Compulsory Course - 2nd Semester (Spring 1st year) | Course ID: 018 | E-Class

Lecturer

Stelios Kotsios

Language of instruction

Greek and English

Course description

The aim of the course is to introduce the mathematical tools of differential equations, calculus of variations, stability theory and optimal control, which are used in economics.
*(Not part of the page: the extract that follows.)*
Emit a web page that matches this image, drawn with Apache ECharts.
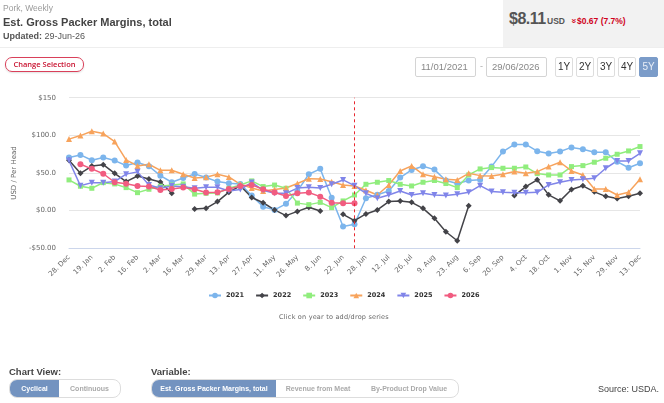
<!DOCTYPE html>
<html>
<head>
<meta charset="utf-8">
<script src="https://cdn.jsdelivr.net/npm/echarts@6/dist/echarts.min.js"></script>
<style>
  body { margin: 0; width: 664px; height: 403px; overflow: hidden; background: #fff; font-family: "Liberation Sans", Arial, sans-serif; position: relative; }
  #pic1 { position: absolute; left: 0; top: 0; width: 664px; height: 403px; z-index: 0; }
  .abs { position: absolute; z-index: 2; white-space: nowrap; }
  .price-box { left: 503px; top: 0; width: 161px; height: 47px; background: #f2f2f2; }
  .sep { left: 0; top: 47px; width: 664px; height: 1px; background: #eee; }
  .inp { height: 18px; border: 1px solid #d4d4d4; border-radius: 2px; font-size: 9.5px; color: #888; line-height: 18px; padding-left: 5px; box-sizing: content-box; }
  .yb { top: 57px; height: 18px; border: 1px solid #ddd; border-radius: 2px; font-size: 10px; color: #333; line-height: 18px; text-align: center; background: #fff; }
  .seg { top: 379px; height: 17px; border: 1px solid #ddd; border-radius: 8px; overflow: hidden; display: flex; font-size: 7px; font-weight: bold; color: #aaa; line-height: 17px; }
  .seg div { text-align: center; }
  .seg .on { background: #7393c0; color: #fff; }
</style>
</head>
<body>
<div id="pic1"></div>

<div class="abs" style="left:3px;top:3px;font-size:8.5px;color:#9a9a9a;">Pork, Weekly</div>
<div class="abs" style="left:3px;top:16px;font-size:11px;font-weight:bold;color:#444;">Est. Gross Packer Margins, total</div>
<div class="abs" style="left:3px;top:31px;font-size:9px;color:#555;"><b>Updated:</b> 29-Jun-26</div>

<div class="abs price-box"></div>
<div class="abs" style="left:509px;top:10px;font-size:16px;font-weight:bold;color:#555;letter-spacing:-0.5px;">$8.11</div>
<div class="abs" style="left:547px;top:16px;font-size:8.5px;font-weight:bold;color:#555;">USD</div>
<div class="abs" style="left:571px;top:16px;font-size:8.5px;font-weight:bold;color:#d0021b;"><span style="display:inline-block;transform:rotate(90deg);font-size:9px;margin-right:1px;">&raquo;</span>$0.67 (7.7%)</div>
<div class="abs sep"></div>

<div class="abs" style="left:5px;top:57px;width:77px;height:13px;border:1px solid #d9405a;border-radius:7px;box-shadow:0 1px 2px rgba(0,0,0,0.12);font-family:'Open Sans',sans-serif;font-size:7.5px;font-weight:600;color:#c8102e;text-align:center;line-height:13px;">Change Selection</div>

<div class="abs inp" style="left:415px;top:57px;width:54px;">11/01/2021</div>
<div class="abs" style="left:480px;top:61px;font-size:9px;color:#aaa;">-</div>
<div class="abs inp" style="left:486px;top:57px;width:54px;">29/06/2026</div>
<div class="abs yb" style="left:555px;width:16px;">1Y</div>
<div class="abs yb" style="left:576px;width:16px;">2Y</div>
<div class="abs yb" style="left:597px;width:16px;">3Y</div>
<div class="abs yb" style="left:618px;width:16px;">4Y</div>
<div class="abs yb" style="left:639px;width:17px;background:#7b9cc9;border-color:#7b9cc9;color:#e8eef7;">5Y</div>

<div class="abs" style="left:0;top:313px;width:668px;text-align:center;font-family:'DejaVu Sans',sans-serif;font-size:6.5px;color:#666;letter-spacing:0.2px;">Click on year to add/drop series</div>

<div class="abs" style="left:9px;top:366px;font-size:9.5px;font-weight:bold;color:#444;">Chart View:</div>
<div class="abs seg" style="left:9px;width:110px;">
  <div class="on" style="width:49px;">Cyclical</div>
  <div style="width:61px;">Continuous</div>
</div>
<div class="abs" style="left:151px;top:366px;font-size:9.5px;font-weight:bold;color:#444;">Variable:</div>
<div class="abs seg" style="left:151px;width:306px;">
  <div class="on" style="width:124px;">Est. Gross Packer Margins, total</div>
  <div style="width:84px;">Revenue from Meat</div>
  <div style="width:98px;">By-Product Drop Value</div>
</div>
<div class="abs" style="left:598px;top:384px;font-size:9px;color:#444;">Source: USDA.</div>

<script>
var weekLabels = ['28. Dec','12. Jan','19. Jan','26. Jan','2. Feb','9. Feb','16. Feb','23. Feb','2. Mar','9. Mar',
    '16. Mar','22. Mar','29. Mar','5. Apr','13. Apr','20. Apr','27. Apr','4. May','11. May','18. May',
    '26. May','1. Jun','8. Jun','15. Jun','22. Jun','29. Jun','28. Jun','5. Jul','12. Jul','19. Jul',
    '26. Jul','2. Aug','9. Aug','16. Aug','23. Aug','30. Aug','6. Sep','13. Sep','20. Sep','27. Sep',
    '4. Oct','11. Oct','18. Oct','25. Oct','1. Nov','8. Nov','15. Nov','22. Nov','29. Nov','6. Dec','13. Dec'];

var yTicks = [-50, 0, 50, 100, 150];
var yTickLabels = ['-$50.00', '$0.00', '$50.0', '$100.0', '$150'];

var years = ['2021', '2022', '2023', '2024', '2025', '2026'];
var colors = ['#7cb5ec', '#434348', '#90ed7d', '#f7a35c', '#8085e9', '#f15c80'];

var y2021 = [70.5, 74, 67, 70.5, 66.5, 60, 64, 59, 46.5, 37.7, 43.4, 48.8, 44, 38.6, 36.4, 35.5, 20, 5.3, 1, 9,
    26, 48.4, 55.5, 17, -21, -18, 16.5, 21, 26, 44, 54, 59, 54.5, 40, 36, 40, 41, 58.5, 78.5, 88,
    88, 79, 76, 78.5, 84, 81.5, 77.6, 77.6, 65, 57, 63];
var y2022 = [67, 49.6, 59.2, 61, 49.6, 38.6, 46, 42, 38, 23, null, 2.2, 3.1, 12, 24.5, 33, 17.5, 10.5, 1, -6.6,
    -1, 4.5, -0.4, null, -4.9, -13.3, -4.4, 0.9, 12, 12.9, 11, 3.1, -10.2, -28, -40, 6.6, null, null, null, 20,
    32, 41, 21, 13, 28, 33, 25, 19, 16, 19, 23];
var y2023 = [40.8, 32.4, 29.7, 37.2, 35.5, 30.6, 23.9, 28.4, 32.4, 34.1, 35.5, 22, 23, 23.5, 29.7, 34, 39.5, 32, 34, 29.7,
    10, 8, 11, 4, 12.9, 20.8, 35, 37.7, 40, 35, 32.8, 37.7, 40, 36, 30.6, 47.4, 55.4, 57.2, 56.3, 56.3,
    58, 49.2, 47.4, 47.4, 58.5, 59.8, 64.3, 69.6, 74.9, 79.3, 85.1];
var y2024 = [95, 99.7, 105.5, 102.4, 91.8, 67.4, 59.4, 61.6, 53.6, 53.6, 48.3, 43.4, 44.3, 48.3, 44.8, 35, 30, 26, 28, 30,
    36, 42.5, 42, 38.5, 34, 32.8, 27, 20.8, 34, 52.7, 59.4, 48.3, 45, 41.7, 40.8, 49.6, 46.5, 46, 48.3, 51.9,
    49.6, 51.9, 58.5, 64.3, 52.7, 47.4, 28.8, 28.8, 20.8, 24.4, 41.7];
var y2025 = [66.5, 33, 37.2, 37.2, 38.6, 48.5, 51.5, 34, 29.7, 32.8, 31.9, 29.8, 31, 31, 26, 28, 37.5, 27, 23, 23,
    30, 31, 30, 35, 40.8, 33.2, 23, 16.4, 20.8, 26.2, 20.8, 23, 20.8, 20, 21.7, 24.4, 33.2, 25.3, 24.4, 23.9,
    23.9, 24.4, 34.1, 37.7, 40.8, 41.7, 43, 56.3, 66, 66, 76.2];
var y2026 = [null, 61.6, 55.5, 49, 37.7, 35.7, 32.7, 32, 27.5, 28.8, 30.6, 28.5, 24.2, 24.4, 28.6, 32.8, 34.2, 28.4, 24, 19.5,
    23, 24, 18.6, 10.6, 9.8, 9.8];

var currentWeek = '29. Jun';

var pic1 = echarts.init(document.getElementById('pic1'));

var symbols = ['circle', 'diamond', 'rect', 'triangle', 'triangle', 'circle'];
var sizes = [6, 6, 5, 6, 6, 6];
var rotates = [0, 0, 0, 0, 180, 0];
var values = [y2021, y2022, y2023, y2024, y2025, y2026];

var series = years.map(function (yr, i) {
    var s = {
        name: yr,
        type: 'line',
        data: values[i],
        symbol: symbols[i],
        symbolSize: sizes[i],
        symbolRotate: rotates[i],
        showAllSymbol: true,
        lineStyle: { width: 1.5, color: colors[i] },
        itemStyle: { color: colors[i] },
        emphasis: { disabled: true }
    };
    if (yr === '2026') {
        s.markLine = {
            silent: true,
            symbol: 'none',
            label: { show: false },
            lineStyle: { color: '#e8262e', type: [3, 3], width: 1 },
            data: [{ xAxis: currentWeek }]
        };
    }
    return s;
});

var option = {
    animation: false,
    color: colors,
    grid: { left: 69, right: 24, top: 97.7, bottom: 154.7 },
    legend: {
        data: years,
        left: 203,
        top: 287,
        itemWidth: 12,
        itemHeight: 7,
        itemGap: 11,
        textStyle: { fontFamily: 'DejaVu Sans', fontSize: 6.5, fontWeight: 'bold', color: '#333' }
    },
    xAxis: {
        type: 'category',
        data: weekLabels,
        boundaryGap: false,
        axisTick: { show: false },
        axisLine: { onZero: false, lineStyle: { color: '#ccd6eb' } },
        axisLabel: {
            interval: 1,
            rotate: 45,
            fontFamily: 'DejaVu Sans',
            fontSize: 7,
            color: '#666',
            margin: 8
        },
        splitLine: { show: false }
    },
    yAxis: {
        type: 'value',
        min: -50,
        max: 150,
        interval: 50,
        name: 'USD / Per Head',
        nameLocation: 'middle',
        nameGap: 46,
        nameRotate: 90,
        nameTextStyle: { fontFamily: 'DejaVu Sans', fontSize: 7, color: '#666' },
        axisLine: { show: false },
        axisTick: { show: false },
        axisLabel: {
            fontFamily: 'DejaVu Sans',
            fontSize: 7,
            color: '#666',
            margin: 13,
            formatter: function (v) {
                var k = yTicks.indexOf(v);
                return k >= 0 ? yTickLabels[k] : '';
            }
        },
        splitLine: { lineStyle: { color: '#e6e6e6' } }
    },
    series: series
};

pic1.setOption(option);
</script>
</body>
</html>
The material is at an advanced level covering gaps and details not taught at the undergraduate level.

Course contents

• Introduction to Differential Equations
• Differential equations of separable variables
• Homogeneous Equations
• Exact Differential Equations
• Linear 1st order.
• Bernoulli Differential Equations
• Solow model
• Linear Higher-Order
• Introduction to the calculus of variations
• Systems of Differential Equations
• Phase space
• Stability Theory
• Isoclines
• Sign Stability.
• Stability of Nonlinear Dynamical Systems
• Nonlinear IS-LM Model
• Introduction to Optimal Control
• Maximum Principle
• Optimal Control in Economics
• Dynamic Programming
• Hamilton-Jacobi-Bellman equation
• Optimal Control through Dynamic Programming.

Bibliography

• Sydsaeter, Knut, and Peter Hammond, Essential Mathematics for Economic Analysis, Prentice-Hall, 3^rd edition, 2008.
• Lecture notes
• Shone, Ronald, Economic Dynamics, Cambridge University Press, 2^nd edition, 2002.
• Chiang, Alpha C.  and Kevin Wainwright, Fundamental Methods of Mathematical Economics, Mc Graw Hill, 4^th edition, 2004.

Assessment

The course is assessed at the end of the semester by written examinations. Students are assessed on their understanding of key concepts, critical thinking and analysis and their ability to research, analyse and solve problems. Assessment criteria are communicated to students and posted on the course e-class platform.